> Work to complete: Take the lines from the beginning of the material through the line containing "ax = fig.add_axes([fx(135), fy(447), fx(1152)" and retype them exactly, leaving the pictures out.

> Recorded data:
* START *

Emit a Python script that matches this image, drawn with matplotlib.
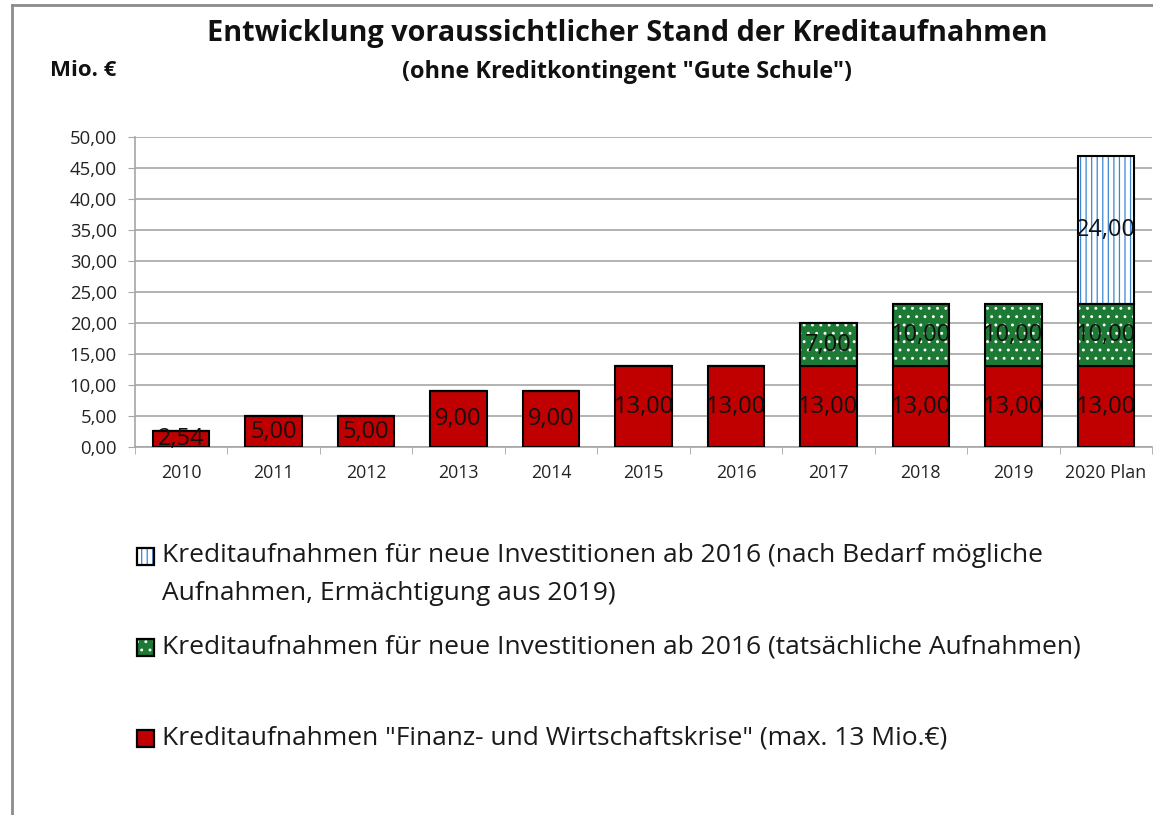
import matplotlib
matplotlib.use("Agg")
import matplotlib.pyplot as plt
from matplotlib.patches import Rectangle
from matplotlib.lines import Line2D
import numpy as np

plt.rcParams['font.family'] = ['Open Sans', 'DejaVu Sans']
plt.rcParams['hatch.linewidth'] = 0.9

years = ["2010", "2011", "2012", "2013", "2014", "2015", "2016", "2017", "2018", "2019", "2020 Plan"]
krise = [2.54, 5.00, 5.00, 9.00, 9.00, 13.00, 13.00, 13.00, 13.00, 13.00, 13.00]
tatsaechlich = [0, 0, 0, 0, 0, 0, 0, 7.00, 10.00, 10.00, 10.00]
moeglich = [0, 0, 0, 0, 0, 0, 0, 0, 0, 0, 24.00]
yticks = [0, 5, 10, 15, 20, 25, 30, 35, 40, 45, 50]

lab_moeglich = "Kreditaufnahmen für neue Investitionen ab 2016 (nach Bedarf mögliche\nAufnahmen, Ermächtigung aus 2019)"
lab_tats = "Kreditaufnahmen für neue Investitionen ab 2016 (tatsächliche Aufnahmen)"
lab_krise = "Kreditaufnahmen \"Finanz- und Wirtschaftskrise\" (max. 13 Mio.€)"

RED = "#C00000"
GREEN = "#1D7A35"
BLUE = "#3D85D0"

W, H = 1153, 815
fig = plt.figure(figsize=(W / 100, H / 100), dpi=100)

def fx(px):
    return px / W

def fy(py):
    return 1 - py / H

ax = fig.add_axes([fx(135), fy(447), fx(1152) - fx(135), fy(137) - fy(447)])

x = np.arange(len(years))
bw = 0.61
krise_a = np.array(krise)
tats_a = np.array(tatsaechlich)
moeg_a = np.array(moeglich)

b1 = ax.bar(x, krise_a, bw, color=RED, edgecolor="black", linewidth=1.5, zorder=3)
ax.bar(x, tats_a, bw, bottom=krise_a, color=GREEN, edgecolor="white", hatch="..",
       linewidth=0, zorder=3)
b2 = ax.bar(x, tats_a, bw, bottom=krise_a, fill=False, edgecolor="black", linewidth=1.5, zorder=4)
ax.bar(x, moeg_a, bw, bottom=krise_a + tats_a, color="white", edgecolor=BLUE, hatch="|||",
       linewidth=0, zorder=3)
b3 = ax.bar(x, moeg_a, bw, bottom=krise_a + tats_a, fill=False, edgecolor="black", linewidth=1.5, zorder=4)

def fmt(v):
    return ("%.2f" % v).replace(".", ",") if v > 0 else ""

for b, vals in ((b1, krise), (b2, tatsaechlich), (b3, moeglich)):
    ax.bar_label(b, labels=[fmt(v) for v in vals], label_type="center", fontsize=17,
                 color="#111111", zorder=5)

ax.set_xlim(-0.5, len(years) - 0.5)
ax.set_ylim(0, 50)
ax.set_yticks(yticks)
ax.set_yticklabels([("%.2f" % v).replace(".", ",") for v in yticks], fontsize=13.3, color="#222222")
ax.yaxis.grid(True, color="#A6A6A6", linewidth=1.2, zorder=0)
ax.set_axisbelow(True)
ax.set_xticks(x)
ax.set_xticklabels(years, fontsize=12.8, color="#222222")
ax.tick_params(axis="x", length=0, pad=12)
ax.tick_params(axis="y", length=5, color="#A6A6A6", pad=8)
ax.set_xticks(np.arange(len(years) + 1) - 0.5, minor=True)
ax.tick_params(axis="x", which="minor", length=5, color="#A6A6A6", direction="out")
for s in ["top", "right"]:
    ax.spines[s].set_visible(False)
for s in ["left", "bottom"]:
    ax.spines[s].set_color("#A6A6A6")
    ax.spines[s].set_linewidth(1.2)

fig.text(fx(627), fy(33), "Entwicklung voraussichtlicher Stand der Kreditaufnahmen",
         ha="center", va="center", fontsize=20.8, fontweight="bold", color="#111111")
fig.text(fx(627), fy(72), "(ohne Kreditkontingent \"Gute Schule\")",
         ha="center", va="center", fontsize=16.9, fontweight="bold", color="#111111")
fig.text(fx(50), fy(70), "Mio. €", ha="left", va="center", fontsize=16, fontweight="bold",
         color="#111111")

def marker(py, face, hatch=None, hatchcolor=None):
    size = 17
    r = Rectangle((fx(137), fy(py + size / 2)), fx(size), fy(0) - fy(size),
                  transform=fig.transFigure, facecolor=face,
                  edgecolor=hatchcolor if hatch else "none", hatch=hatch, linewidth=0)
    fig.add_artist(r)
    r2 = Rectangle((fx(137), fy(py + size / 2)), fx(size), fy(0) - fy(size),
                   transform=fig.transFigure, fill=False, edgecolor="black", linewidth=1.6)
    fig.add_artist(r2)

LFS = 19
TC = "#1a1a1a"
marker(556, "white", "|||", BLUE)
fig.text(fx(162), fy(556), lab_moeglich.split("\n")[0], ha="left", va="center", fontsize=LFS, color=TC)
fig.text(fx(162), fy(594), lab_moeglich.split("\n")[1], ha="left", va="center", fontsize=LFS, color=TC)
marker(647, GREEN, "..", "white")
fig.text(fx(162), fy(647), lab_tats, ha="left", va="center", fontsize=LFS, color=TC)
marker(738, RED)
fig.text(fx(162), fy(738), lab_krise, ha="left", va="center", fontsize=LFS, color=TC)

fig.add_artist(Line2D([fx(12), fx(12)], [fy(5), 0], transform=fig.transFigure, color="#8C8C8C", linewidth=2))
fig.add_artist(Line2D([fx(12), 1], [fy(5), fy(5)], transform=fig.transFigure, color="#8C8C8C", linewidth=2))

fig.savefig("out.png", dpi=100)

* END *

> Completed task:
Emit a Python script that matches this image, drawn with matplotlib.
import matplotlib
matplotlib.use("Agg")
import matplotlib.pyplot as plt
from matplotlib.patches import Rectangle
from matplotlib.lines import Line2D
import numpy as np

plt.rcParams['font.family'] = ['Open Sans', 'DejaVu Sans']
plt.rcParams['hatch.linewidth'] = 0.9

years = ["2010", "2011", "2012", "2013", "2014", "2015", "2016", "2017", "2018", "2019", "2020 Plan"]
krise = [2.54, 5.00, 5.00, 9.00, 9.00, 13.00, 13.00, 13.00, 13.00, 13.00, 13.00]
tatsaechlich = [0, 0, 0, 0, 0, 0, 0, 7.00, 10.00, 10.00, 10.00]
moeglich = [0, 0, 0, 0, 0, 0, 0, 0, 0, 0, 24.00]
yticks = [0, 5, 10, 15, 20, 25, 30, 35, 40, 45, 50]

lab_moeglich = "Kreditaufnahmen für neue Investitionen ab 2016 (nach Bedarf mögliche\nAufnahmen, Ermächtigung aus 2019)"
lab_tats = "Kreditaufnahmen für neue Investitionen ab 2016 (tatsächliche Aufnahmen)"
lab_krise = "Kreditaufnahmen \"Finanz- und Wirtschaftskrise\" (max. 13 Mio.€)"

RED = "#C00000"
GREEN = "#1D7A35"
BLUE = "#3D85D0"

W, H = 1153, 815
fig = plt.figure(figsize=(W / 100, H / 100), dpi=100)

def fx(px):
    return px / W

def fy(py):
    return 1 - py / H

ax = fig.add_axes([fx(135), fy(447), fx(1152) - fx(135), fy(137) - fy(447)])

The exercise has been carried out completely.